## Given request
Show all lines holding "matplotlib".

## Data block
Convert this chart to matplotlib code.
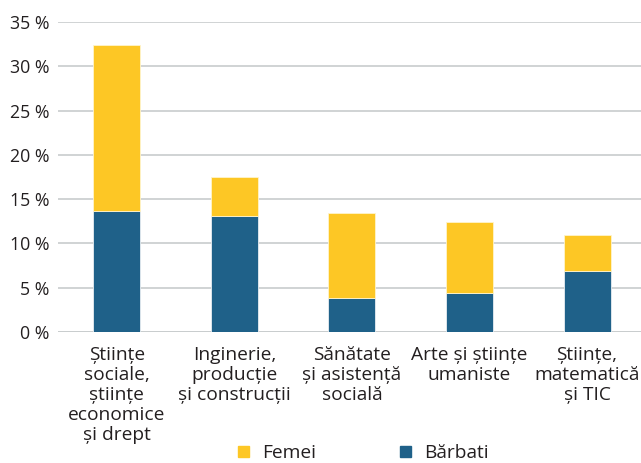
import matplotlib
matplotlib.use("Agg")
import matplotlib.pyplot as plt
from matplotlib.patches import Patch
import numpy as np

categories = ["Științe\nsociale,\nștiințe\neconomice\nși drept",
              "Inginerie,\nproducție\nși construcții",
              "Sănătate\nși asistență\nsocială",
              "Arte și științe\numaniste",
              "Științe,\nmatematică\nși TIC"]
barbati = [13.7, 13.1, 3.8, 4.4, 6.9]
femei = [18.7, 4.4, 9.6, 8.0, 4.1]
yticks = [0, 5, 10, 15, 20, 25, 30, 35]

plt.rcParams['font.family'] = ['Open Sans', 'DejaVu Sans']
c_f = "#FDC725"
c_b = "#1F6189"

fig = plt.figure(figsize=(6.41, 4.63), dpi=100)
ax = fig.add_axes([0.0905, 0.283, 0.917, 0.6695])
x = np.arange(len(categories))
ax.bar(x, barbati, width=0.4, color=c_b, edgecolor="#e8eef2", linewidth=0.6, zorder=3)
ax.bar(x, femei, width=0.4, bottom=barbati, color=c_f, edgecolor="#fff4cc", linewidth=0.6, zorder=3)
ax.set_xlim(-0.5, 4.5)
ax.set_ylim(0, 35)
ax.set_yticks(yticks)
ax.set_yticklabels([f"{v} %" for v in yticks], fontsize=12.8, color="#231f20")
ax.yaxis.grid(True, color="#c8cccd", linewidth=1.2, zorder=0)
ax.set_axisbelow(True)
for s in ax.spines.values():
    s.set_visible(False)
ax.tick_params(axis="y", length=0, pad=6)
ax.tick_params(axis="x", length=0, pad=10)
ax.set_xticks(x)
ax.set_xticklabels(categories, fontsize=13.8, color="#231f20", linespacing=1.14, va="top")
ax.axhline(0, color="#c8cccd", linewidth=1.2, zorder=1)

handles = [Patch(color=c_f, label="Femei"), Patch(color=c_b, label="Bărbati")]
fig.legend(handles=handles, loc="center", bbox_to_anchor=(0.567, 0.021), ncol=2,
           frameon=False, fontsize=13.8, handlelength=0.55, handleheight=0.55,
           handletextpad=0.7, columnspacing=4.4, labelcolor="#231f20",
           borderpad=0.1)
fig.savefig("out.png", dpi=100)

## Expected output
Convert this chart to matplotlib code.
import matplotlib
matplotlib.use("Agg")
import matplotlib.pyplot as plt
from matplotlib.patches import Patch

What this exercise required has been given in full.